Aqui, filma Lisboa como Nova Iorque se tratasse, uma agradável brisa cosmopolita que interage com um senso artisticamente eclético e inspiração do livro de Pedro Paixão. E é uma pena que os olhares aqui reunidos (o magnetismo em Diana Costa e Silva em consolidação com os movimentos de Rita Redshoes) se concentrem num enredo deambulante, que tenta encontrar a sua catarse intrínseca e a profundidade das palavras que nunca ousa proferir. É um filme falhado, diremos assim num tom quase condescendente; porém, é um dos “falhanços” felizes, uma obra que demonstra um esforço por parte de Diogo em atribuir um ritmo onde não existe.

O artificialismo de uma trama que se afasta do miserabilismo identificável de outras obras, ou das tendências de configuração de uma “portugalidade” enquanto identidade coletiva, “Imagens Proibidas” é somente o Cinema fora do seu habitat, assim como fizera no ano passado “Leviano” (um fracasso curioso que merece mais a nossa atenção do que o nosso profundo desprezo).
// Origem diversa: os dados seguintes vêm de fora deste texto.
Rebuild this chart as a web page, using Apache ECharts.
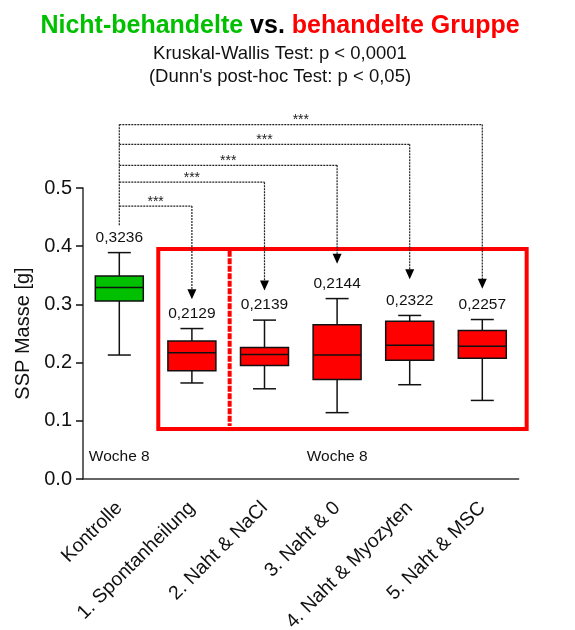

Por vias de tentar ser um Brisseau alfacinha, mais académico e pouco dado aos explícitos corporais e emocionais, cabe a nós explicar a Hugo Diogo que, por mais alma deposite a este projeto, este não vinga para além de um exemplar egocêntrico.

Tudo, porque o realizador não possui ainda uma voz, um gesto autoral em toda esta caça ao vazio. “Imagens Proibidas” não é um objeto interdito que se prometia, é um rastilho de pouco pavio, onde, novamente repescando a estaca inicial, carece de solidez nas suas ideias, principalmente as de Cinema.